What a Morgan Stanley partner and a gold medal dragon boat race taught this Millennial

Priscilla Ho
Panda Cookies
Published in
3 min readAug 10, 2017
2016 Stanley International Dragon Boat Gold Medal Champions. Credit: K. Fung (2016)

The winning stroke

A gold medal dragon boat race is won when every single person on the boat syncs their mind, will and body to be one: paddles enter in the water at the same time, legs drive most powerfully at the same time, core muscles tense and rotate the body at the same time, and outside arms reach deep into the water at the same time. In a good stroke, you need to trust the water enough to throw your entire weight onto your paddle, knowing almost prophetically that the person in front and behind you will be doing the exact same thing.

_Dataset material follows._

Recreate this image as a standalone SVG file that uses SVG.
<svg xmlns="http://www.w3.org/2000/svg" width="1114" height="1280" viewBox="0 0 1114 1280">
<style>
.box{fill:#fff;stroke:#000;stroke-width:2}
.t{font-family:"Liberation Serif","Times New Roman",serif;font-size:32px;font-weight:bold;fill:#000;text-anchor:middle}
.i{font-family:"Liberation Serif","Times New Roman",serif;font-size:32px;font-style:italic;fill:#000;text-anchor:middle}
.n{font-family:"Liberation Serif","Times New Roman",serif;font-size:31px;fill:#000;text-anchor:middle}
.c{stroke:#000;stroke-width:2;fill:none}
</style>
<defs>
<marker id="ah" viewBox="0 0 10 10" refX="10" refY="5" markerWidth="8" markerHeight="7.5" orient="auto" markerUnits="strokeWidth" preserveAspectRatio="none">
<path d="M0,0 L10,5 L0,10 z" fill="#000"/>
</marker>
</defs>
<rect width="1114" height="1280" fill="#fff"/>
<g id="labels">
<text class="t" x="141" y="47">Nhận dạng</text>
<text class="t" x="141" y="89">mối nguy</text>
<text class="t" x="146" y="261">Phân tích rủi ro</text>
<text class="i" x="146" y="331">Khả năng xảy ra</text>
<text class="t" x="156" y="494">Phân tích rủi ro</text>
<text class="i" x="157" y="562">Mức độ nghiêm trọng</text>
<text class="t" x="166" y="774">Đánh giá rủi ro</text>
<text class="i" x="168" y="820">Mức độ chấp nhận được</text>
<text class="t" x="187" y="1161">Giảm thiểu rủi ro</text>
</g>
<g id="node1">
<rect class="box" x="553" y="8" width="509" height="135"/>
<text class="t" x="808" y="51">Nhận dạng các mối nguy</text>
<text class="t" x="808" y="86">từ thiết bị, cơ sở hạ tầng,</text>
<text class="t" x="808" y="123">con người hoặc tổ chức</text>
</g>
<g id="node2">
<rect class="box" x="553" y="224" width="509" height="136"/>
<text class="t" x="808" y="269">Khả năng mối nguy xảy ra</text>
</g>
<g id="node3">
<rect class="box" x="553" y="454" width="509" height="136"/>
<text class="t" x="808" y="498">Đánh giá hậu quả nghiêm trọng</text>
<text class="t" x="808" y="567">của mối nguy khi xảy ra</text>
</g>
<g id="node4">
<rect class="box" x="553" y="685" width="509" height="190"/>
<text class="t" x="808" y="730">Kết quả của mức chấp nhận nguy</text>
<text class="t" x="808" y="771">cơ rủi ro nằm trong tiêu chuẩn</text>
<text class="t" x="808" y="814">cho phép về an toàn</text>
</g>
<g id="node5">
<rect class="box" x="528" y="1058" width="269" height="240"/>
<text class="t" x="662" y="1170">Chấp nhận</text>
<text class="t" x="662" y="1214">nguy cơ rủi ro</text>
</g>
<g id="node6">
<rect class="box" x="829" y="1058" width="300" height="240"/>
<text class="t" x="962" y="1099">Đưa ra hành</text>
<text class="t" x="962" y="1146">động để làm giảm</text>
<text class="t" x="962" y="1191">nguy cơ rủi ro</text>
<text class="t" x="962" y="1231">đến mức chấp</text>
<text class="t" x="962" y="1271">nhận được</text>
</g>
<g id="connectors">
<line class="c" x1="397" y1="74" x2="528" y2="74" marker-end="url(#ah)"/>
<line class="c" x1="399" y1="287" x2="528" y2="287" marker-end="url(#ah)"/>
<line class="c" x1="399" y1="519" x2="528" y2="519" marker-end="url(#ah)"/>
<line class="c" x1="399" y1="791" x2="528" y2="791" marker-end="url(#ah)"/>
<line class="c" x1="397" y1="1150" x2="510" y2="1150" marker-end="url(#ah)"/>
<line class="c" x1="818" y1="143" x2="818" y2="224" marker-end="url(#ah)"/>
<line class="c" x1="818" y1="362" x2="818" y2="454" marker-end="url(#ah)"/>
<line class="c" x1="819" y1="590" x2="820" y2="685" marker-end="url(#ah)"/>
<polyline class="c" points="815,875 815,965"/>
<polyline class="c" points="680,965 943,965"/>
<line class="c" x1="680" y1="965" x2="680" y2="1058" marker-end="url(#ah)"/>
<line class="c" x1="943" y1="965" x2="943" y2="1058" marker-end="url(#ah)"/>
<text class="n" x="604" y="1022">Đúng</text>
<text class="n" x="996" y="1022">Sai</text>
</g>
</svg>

This “one-ness” seals the deal to shoot your boat off out of the water at the start of the race, surging at each stroke before you finish the race giving your all. Just using your arms can’t make the boat move in a powerful surge. Especially if all your teammates are using their arms rapidly at a different tempo halfway through the symphonic race because they look at the other team. Rhythm wins all.

One theory, many wins

The same theory applies to a team in a corporation. You have to listen to each teammate and match their pace. Award-winning products have cross-functional departments working daily on their best A-game. Teamwork in any other sports or chess game with moving pieces is a no-brainer. Even bandwagon Golden State fans learned this lesson from the 2017 NBA championship team: more strong players make a stronger team. One all-star Cavalier doesn’t make a strong roster, strong boat, or strong IPO-gunning start-up. Even design thinking shows that many iterations based on user feedback ends up in better and better prototypes. There’s power in numbers.

Happiness achieved

One of the best phrases I’ve heard from a partner at Morgan Stanley is,

Happiness is a temporary state. It’s not permanent. Life is a journey. Know that when you’re unhappy, the train will move on from that station to the next stop.

In this epic 21st century tech epoch, we tend to change our lives quickly when we’re not satisfied. If we’re bored, it’s time to change.

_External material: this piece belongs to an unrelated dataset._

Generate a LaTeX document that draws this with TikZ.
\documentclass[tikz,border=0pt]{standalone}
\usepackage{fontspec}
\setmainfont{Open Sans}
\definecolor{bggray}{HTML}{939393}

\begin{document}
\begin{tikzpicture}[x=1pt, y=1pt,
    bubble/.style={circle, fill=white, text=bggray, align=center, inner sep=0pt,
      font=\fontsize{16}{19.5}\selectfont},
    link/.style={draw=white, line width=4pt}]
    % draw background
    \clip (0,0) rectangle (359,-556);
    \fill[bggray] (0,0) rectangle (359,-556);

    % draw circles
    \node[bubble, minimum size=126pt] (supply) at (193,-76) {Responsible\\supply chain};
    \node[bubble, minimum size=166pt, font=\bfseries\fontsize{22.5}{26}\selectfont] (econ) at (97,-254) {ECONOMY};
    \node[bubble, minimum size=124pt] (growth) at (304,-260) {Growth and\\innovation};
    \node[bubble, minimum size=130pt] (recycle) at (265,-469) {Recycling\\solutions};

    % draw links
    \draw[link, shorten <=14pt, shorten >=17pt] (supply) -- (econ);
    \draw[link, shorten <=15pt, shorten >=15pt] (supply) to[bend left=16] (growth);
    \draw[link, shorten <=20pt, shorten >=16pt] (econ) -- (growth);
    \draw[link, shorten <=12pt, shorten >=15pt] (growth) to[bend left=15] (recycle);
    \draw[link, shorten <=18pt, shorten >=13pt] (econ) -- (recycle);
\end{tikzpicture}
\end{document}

That’s my career timeline every 1–2 years. Most peers say that’s normal, it’s just a case of high-achieving millennial syndrome. However, both dragon boat and design thinking have taught me to dig deeper.

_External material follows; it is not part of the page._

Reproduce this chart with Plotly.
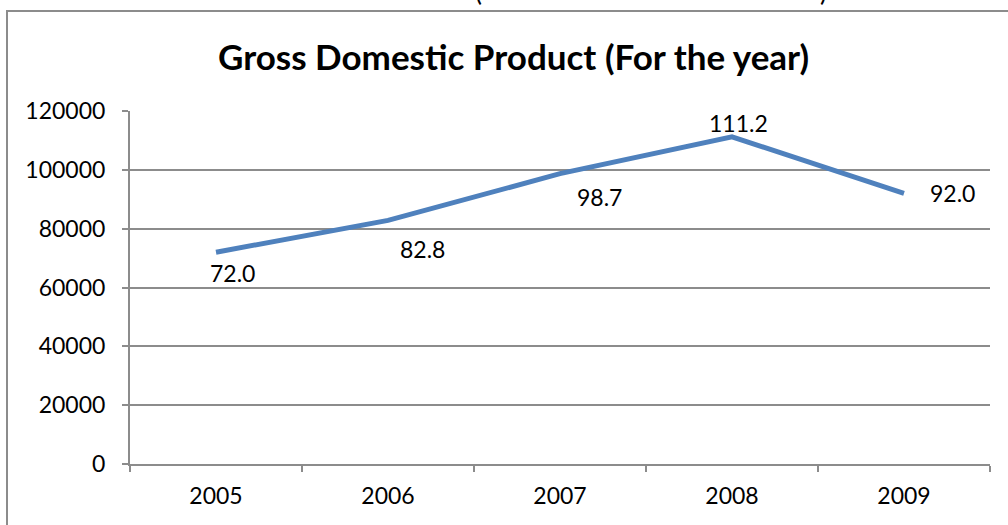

The fastest stroke doesn’t get you to the finish line any faster. Nor does changing up your stroke every 20 seconds (talk about the worst technique ever). Rather, the most-practiced and solidified stroke that usually wins the long races involves:

  1. understanding the theory behind it in our mind,
  2. syncing our mental focus with the rest of the people around us,
  3. playing our role each day as if it were our last competition day where it really matters, putting the mental and physical into play.